At this point, if you suddenly wake up and bring the mind to the saying you have been contemplating, or else turn to what is inherent in yourself, that is like pouring a dipperful of cool water into a pot of boiling water. The ocean of essential nature becomes calm; the mind source becomes open and aware.

This is the time when the king of gods prevails in battle. The four guardian kings take their proper places; all the gods rejoice together. The web of the cosmos has infinite dimensions, each reflecting everything else, with infinte centers and peripheries.

At this time, no trace is left of the eighty-four thousand demon troops; above, below and all around, they cannot be found, even by psychic powers. Now you jump for joy, thinking everything is settled. What you do not realize is that the demons have gone into these subtle thoughts of joy and are hiding there, completely intact.

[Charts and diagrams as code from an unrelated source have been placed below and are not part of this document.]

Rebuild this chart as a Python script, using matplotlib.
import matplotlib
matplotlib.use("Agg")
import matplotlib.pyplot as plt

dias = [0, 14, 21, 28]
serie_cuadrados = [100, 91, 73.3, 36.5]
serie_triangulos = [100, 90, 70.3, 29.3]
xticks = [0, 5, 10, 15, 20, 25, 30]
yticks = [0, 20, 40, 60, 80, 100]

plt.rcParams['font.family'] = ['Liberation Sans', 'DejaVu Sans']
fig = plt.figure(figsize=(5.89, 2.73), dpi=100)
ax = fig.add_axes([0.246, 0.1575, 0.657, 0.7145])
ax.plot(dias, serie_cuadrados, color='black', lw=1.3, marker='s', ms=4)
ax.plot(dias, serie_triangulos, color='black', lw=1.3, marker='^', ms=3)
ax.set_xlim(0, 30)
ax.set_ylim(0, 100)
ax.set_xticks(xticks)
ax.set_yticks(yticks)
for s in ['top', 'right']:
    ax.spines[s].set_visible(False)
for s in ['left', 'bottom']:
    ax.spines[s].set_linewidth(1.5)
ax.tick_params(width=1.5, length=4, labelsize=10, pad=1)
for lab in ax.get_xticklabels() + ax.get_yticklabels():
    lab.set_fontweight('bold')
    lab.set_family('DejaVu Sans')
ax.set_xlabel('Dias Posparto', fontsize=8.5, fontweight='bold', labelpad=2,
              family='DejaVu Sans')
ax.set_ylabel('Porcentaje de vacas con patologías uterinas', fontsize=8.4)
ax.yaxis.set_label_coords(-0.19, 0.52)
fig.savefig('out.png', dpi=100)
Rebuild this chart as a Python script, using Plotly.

What are these subtle thoughts? They are subtle streams of consciousness, confusions of thinking that are hard to cut through. So the titan led his followers into the confusions of thinking, as hard to cut through as lotus fibers, and hid there. Once they had hidden in the subtle lotus threads of confusion of thinking, it makes sense that the gods withdrew, unable to attack.

In ancient times, Gyozan asked Isan, "How long have you had no subtle streams of consciousness?" Isan replied, "Seven years." This refers to getting entirely rid of the lotus fibers.

How does one do this? Master teachers have a clever technique that cuts through the subtle roots of birth and death like an enormous sword reaching to the sky, crushing your old nest of deluded feelings like a ten-ton hammer. A seeker asked Joshu. "Does a dog have Buddha-nature?" Joshu said, "No." This story has miraculous effects; students who wish to reach the realm of authentic peace and happiness should be sure to gnaw through this story. Gnaw on it vertically, gnaw on it horizontally, and one day you will gnaw through the root of life, die away, and then come back to life.

All this talk is an embarassment. I urge you not to wait until you've grown old and tears are streaming down your cheeks.